Word for word, restate every line of the listing that follows.

§ **Source material**
►

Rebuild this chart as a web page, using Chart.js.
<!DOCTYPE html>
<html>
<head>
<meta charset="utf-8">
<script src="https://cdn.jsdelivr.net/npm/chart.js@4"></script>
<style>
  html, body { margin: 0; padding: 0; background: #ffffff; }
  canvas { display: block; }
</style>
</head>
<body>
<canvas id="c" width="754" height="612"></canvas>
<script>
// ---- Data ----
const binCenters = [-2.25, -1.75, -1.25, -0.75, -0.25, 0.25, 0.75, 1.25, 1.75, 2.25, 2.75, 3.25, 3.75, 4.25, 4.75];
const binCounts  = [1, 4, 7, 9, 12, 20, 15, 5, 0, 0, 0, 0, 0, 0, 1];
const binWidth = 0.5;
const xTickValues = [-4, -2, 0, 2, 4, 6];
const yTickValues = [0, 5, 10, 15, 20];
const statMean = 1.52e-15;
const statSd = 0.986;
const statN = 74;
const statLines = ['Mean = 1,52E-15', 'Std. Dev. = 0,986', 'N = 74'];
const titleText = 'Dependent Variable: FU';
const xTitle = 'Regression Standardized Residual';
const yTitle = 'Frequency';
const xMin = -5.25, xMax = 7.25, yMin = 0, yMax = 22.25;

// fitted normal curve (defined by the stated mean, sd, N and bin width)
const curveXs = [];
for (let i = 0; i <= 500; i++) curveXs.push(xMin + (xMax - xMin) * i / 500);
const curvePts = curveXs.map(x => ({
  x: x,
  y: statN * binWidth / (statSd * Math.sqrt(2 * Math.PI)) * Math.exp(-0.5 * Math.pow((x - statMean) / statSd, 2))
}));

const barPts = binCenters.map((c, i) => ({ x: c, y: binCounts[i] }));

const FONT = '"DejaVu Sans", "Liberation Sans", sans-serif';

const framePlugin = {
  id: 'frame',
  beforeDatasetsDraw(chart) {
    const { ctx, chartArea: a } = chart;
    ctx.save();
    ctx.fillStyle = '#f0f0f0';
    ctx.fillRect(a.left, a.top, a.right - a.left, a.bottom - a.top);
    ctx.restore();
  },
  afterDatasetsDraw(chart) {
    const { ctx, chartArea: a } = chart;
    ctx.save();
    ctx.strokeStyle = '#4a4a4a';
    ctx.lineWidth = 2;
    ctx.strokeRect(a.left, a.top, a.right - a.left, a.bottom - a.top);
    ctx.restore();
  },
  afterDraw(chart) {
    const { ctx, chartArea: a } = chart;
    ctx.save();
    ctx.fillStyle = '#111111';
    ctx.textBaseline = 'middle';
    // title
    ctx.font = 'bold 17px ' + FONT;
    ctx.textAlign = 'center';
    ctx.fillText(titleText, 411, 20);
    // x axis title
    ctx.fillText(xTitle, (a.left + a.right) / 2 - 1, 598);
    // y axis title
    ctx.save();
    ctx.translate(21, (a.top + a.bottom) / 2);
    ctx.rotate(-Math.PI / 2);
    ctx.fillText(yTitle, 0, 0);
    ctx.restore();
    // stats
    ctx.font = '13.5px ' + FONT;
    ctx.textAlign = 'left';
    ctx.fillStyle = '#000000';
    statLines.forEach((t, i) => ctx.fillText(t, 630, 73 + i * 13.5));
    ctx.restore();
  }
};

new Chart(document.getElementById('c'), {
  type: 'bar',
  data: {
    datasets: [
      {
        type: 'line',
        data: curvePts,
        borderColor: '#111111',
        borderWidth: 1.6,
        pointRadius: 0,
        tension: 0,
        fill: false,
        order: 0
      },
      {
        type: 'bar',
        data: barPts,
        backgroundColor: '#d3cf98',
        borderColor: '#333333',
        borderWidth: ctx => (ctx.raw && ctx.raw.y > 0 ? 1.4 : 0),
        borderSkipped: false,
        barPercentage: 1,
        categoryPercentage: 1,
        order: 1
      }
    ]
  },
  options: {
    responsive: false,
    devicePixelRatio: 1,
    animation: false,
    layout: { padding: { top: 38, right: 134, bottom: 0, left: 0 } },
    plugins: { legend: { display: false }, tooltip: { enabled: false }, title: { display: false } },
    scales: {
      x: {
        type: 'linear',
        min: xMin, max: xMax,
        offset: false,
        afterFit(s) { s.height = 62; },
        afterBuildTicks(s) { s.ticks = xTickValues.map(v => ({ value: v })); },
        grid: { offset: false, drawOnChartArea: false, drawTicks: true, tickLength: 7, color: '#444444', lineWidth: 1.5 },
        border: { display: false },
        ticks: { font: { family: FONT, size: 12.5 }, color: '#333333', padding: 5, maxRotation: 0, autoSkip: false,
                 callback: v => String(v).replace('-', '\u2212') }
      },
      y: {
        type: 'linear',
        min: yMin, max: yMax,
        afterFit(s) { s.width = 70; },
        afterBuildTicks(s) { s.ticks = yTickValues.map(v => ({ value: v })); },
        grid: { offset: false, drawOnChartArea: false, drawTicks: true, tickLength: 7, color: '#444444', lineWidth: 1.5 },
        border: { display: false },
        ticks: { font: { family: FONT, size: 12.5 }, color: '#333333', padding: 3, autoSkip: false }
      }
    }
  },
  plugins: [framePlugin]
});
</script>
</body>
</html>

◄

§ **Task output**
Rebuild this chart as a web page, using Chart.js.
<!DOCTYPE html>
<html>
<head>
<meta charset="utf-8">
<script src="https://cdn.jsdelivr.net/npm/chart.js@4"></script>
<style>
  html, body { margin: 0; padding: 0; background: #ffffff; }
  canvas { display: block; }
</style>
</head>
<body>
<canvas id="c" width="754" height="612"></canvas>
<script>
// ---- Data ----
const binCenters = [-2.25, -1.75, -1.25, -0.75, -0.25, 0.25, 0.75, 1.25, 1.75, 2.25, 2.75, 3.25, 3.75, 4.25, 4.75];
const binCounts  = [1, 4, 7, 9, 12, 20, 15, 5, 0, 0, 0, 0, 0, 0, 1];
const binWidth = 0.5;
const xTickValues = [-4, -2, 0, 2, 4, 6];
const yTickValues = [0, 5, 10, 15, 20];
const statMean = 1.52e-15;
const statSd = 0.986;
const statN = 74;
const statLines = ['Mean = 1,52E-15', 'Std. Dev. = 0,986', 'N = 74'];
const titleText = 'Dependent Variable: FU';
const xTitle = 'Regression Standardized Residual';
const yTitle = 'Frequency';
const xMin = -5.25, xMax = 7.25, yMin = 0, yMax = 22.25;

// fitted normal curve (defined by the stated mean, sd, N and bin width)
const curveXs = [];
for (let i = 0; i <= 500; i++) curveXs.push(xMin + (xMax - xMin) * i / 500);
const curvePts = curveXs.map(x => ({
  x: x,
  y: statN * binWidth / (statSd * Math.sqrt(2 * Math.PI)) * Math.exp(-0.5 * Math.pow((x - statMean) / statSd, 2))
}));

const barPts = binCenters.map((c, i) => ({ x: c, y: binCounts[i] }));

const FONT = '"DejaVu Sans", "Liberation Sans", sans-serif';

const framePlugin = {
  id: 'frame',
  beforeDatasetsDraw(chart) {
    const { ctx, chartArea: a } = chart;
    ctx.save();
    ctx.fillStyle = '#f0f0f0';
    ctx.fillRect(a.left, a.top, a.right - a.left, a.bottom - a.top);
    ctx.restore();
  },
  afterDatasetsDraw(chart) {
    const { ctx, chartArea: a } = chart;
    ctx.save();
    ctx.strokeStyle = '#4a4a4a';
    ctx.lineWidth = 2;
    ctx.strokeRect(a.left, a.top, a.right - a.left, a.bottom - a.top);
    ctx.restore();
  },
  afterDraw(chart) {
    const { ctx, chartArea: a } = chart;
    ctx.save();
    ctx.fillStyle = '#111111';
    ctx.textBaseline = 'middle';
    // title
    ctx.font = 'bold 17px ' + FONT;
    ctx.textAlign = 'center';
    ctx.fillText(titleText, 411, 20);
    // x axis title
    ctx.fillText(xTitle, (a.left + a.right) / 2 - 1, 598);
    // y axis title
    ctx.save();
    ctx.translate(21, (a.top + a.bottom) / 2);
    ctx.rotate(-Math.PI / 2);
    ctx.fillText(yTitle, 0, 0);
    ctx.restore();
    // stats
    ctx.font = '13.5px ' + FONT;
    ctx.textAlign = 'left';
    ctx.fillStyle = '#000000';
    statLines.forEach((t, i) => ctx.fillText(t, 630, 73 + i * 13.5));
    ctx.restore();
  }
};

new Chart(document.getElementById('c'), {
  type: 'bar',
  data: {
    datasets: [
      {
        type: 'line',
        data: curvePts,
        borderColor: '#111111',
        borderWidth: 1.6,
        pointRadius: 0,
        tension: 0,
        fill: false,
        order: 0
      },
      {
        type: 'bar',
        data: barPts,
        backgroundColor: '#d3cf98',
        borderColor: '#333333',
        borderWidth: ctx => (ctx.raw && ctx.raw.y > 0 ? 1.4 : 0),
        borderSkipped: false,
        barPercentage: 1,
        categoryPercentage: 1,
        order: 1
      }
    ]
  },
  options: {
    responsive: false,
    devicePixelRatio: 1,
    animation: false,
    layout: { padding: { top: 38, right: 134, bottom: 0, left: 0 } },
    plugins: { legend: { display: false }, tooltip: { enabled: false }, title: { display: false } },
    scales: {
      x: {
        type: 'linear',
        min: xMin, max: xMax,
        offset: false,
        afterFit(s) { s.height = 62; },
        afterBuildTicks(s) { s.ticks = xTickValues.map(v => ({ value: v })); },
        grid: { offset: false, drawOnChartArea: false, drawTicks: true, tickLength: 7, color: '#444444', lineWidth: 1.5 },
        border: { display: false },
        ticks: { font: { family: FONT, size: 12.5 }, color: '#333333', padding: 5, maxRotation: 0, autoSkip: false,
                 callback: v => String(v).replace('-', '\u2212') }
      },
      y: {
        type: 'linear',
        min: yMin, max: yMax,
        afterFit(s) { s.width = 70; },
        afterBuildTicks(s) { s.ticks = yTickValues.map(v => ({ value: v })); },
        grid: { offset: false, drawOnChartArea: false, drawTicks: true, tickLength: 7, color: '#444444', lineWidth: 1.5 },
        border: { display: false },
        ticks: { font: { family: FONT, size: 12.5 }, color: '#333333', padding: 3, autoSkip: false }
      }
    }
  },
  plugins: [framePlugin]
});
</script>
</body>
</html>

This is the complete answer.